It’s not clear what Ontario NDP leader Andrea Horwath expects from the province’s next Liberal premier, whom the party will select on Jan. 26. She’s “open to working to get results for the people of this province,” in contrast to Conservative opposition leader Tim Hudak, who likes his chances in an election and will likely withhold confidence as early as possible to try to get one.
Does that mean Horwath wants a Liberal-NDP coalition?
Perhaps not. She’s already pointing to the deal she cut last year with Dalton McGuinty, a simple, classic, well-tested case of an opposition party withholding its sanction so a minority government can continue to survive, in return for specific concessions. That’s not a coalition, which would entail some sort of formal power-sharing, such as, for instance, NDP MPPs with ministerial portfolios in a cabinet led by a Liberal premier.

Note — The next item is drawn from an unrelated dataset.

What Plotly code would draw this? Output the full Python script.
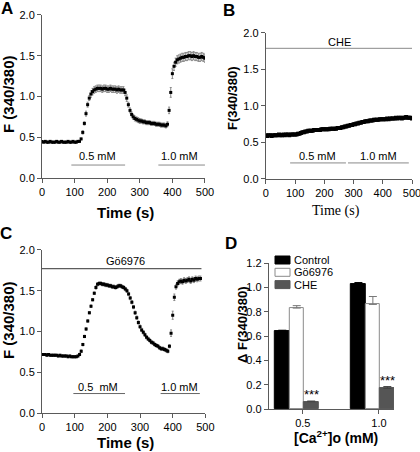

But Horwath isn’t ruling that out. At some point, an opposition leader gets in trouble with her own supporters if she keeps propping up a government from another party. Most New Democrats didn’t join that party to ensure a 10th consecutive year of Liberal government. Eventually Horwath will need to extract benefits commensurate with the cost: she’ll need cabinet experience for herself and some of her caucus, which would mean a coalition. Or she won’t bother propping up Premier Next, and the province will be in an election before summer.
If there were a coalition, Hudak could do nothing but complain and hope for a voter backlash against the coalition plotters down the road. That’s not what happened last time: a Liberal-NDP pact took power from the Conservatives; the Liberal, David Peterson, won a majority at the next election; and the New Democrat, Bob Rae, won his own majority in the election after that. It was a good long time before the Conservatives, who had governed Ontario forever, were able to get it back.

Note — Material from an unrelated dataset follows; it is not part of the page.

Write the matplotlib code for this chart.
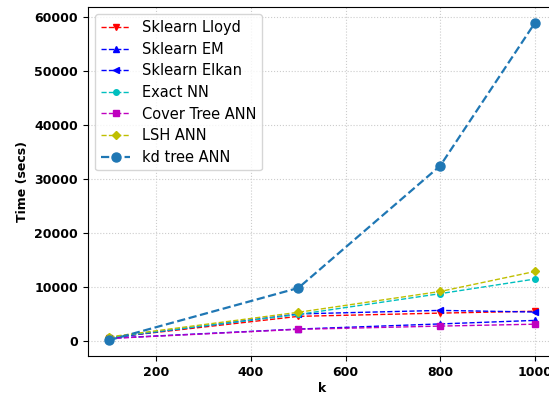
import matplotlib
matplotlib.use("Agg")
import matplotlib.pyplot as plt

# cluster counts
k_values = [100, 500, 800, 1000]

# run times in seconds
lloyd = [700, 4650, 5250, 5600]
em = [600, 2300, 3250, 3900]
elkan = [650, 5100, 5750, 5450]
exact_nn = [750, 5000, 8850, 11550]
cover_tree = [550, 2250, 2850, 3200]
lsh = [850, 5400, 9250, 12950]
kd_tree = [250, 9900, 32500, 58900]

series = [
    ("Sklearn Lloyd", lloyd, "r--v"),
    ("Sklearn EM", em, "b--^"),
    ("Sklearn Elkan", elkan, "b--<"),
    ("Exact NN", exact_nn, "c--o"),
    ("Cover Tree ANN", cover_tree, "m--s"),
    ("LSH ANN", lsh, "y--D"),
]

fig = plt.figure(figsize=(5.49, 3.96), dpi=100)
ax = fig.add_axes([0.160, 0.101, 0.853, 0.881])

for label, vals, fmt in series:
    ax.plot(k_values, vals, fmt, label=label, linewidth=1.0, markersize=4)
ax.plot(k_values, kd_tree, "--o", color="#1f77b4", label="kd tree ANN",
        linewidth=1.6, markersize=6.5)

ax.grid(True, linestyle=":", color="#cccccc", linewidth=0.8)
ax.set_xticks([200, 400, 600, 800, 1000])
ax.set_yticks([0, 10000, 20000, 30000, 40000, 50000, 60000])
for lbl in ax.get_xticklabels() + ax.get_yticklabels():
    lbl.set_fontweight("bold")
    lbl.set_fontsize(9)
ax.set_xlabel("k", fontweight="bold", fontsize=9, labelpad=2)
ax.set_ylabel("Time (secs)", fontweight="bold", fontsize=9)
ax.legend(loc="upper left", fontsize=10.5, framealpha=0.8, labelspacing=0.45)

fig.savefig("out.png", dpi=100)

Now here’s the tricky part. No Liberal candidate can proclaim any eagerness to work too closely with the NDP, because party members in a leadership race are capable of feats of self-delusion, and they will read self-preservation as selling out. Already there’s a dynamic where Sandra Pupatello, one of the leading Liberal candidates, is portraying Kathleen Wynne, the other front-runner, as too eager to give in to NDP demands. So the likeliest route to a coalition after the Liberal leadership vote includes plenty of denials before the vote that any such thing is possible.
A Liberal-NDP coalition government in Ontario after Jan. 26, then, would be bad news to Tim Hudak, because he could not block it. But it would be good news for Stephen Harper, who would use the Ontario coalition as evidence that his warnings of a federal NDP-Liberal coalition are credible — despite what they might say beforehand.
As always, it’s worth repeating that governing coalitions are legitimate in parliamentary systems. But so is it legitimate for voters to judge their composition and performance and decide whether they want to support parties that are likely to form coalitions. It’s also worth admitting that this whole post is built on a stack of hypotheticals. The likeliest near-term future for Ontario politics is an election within a few months after the next Liberal leader is chosen.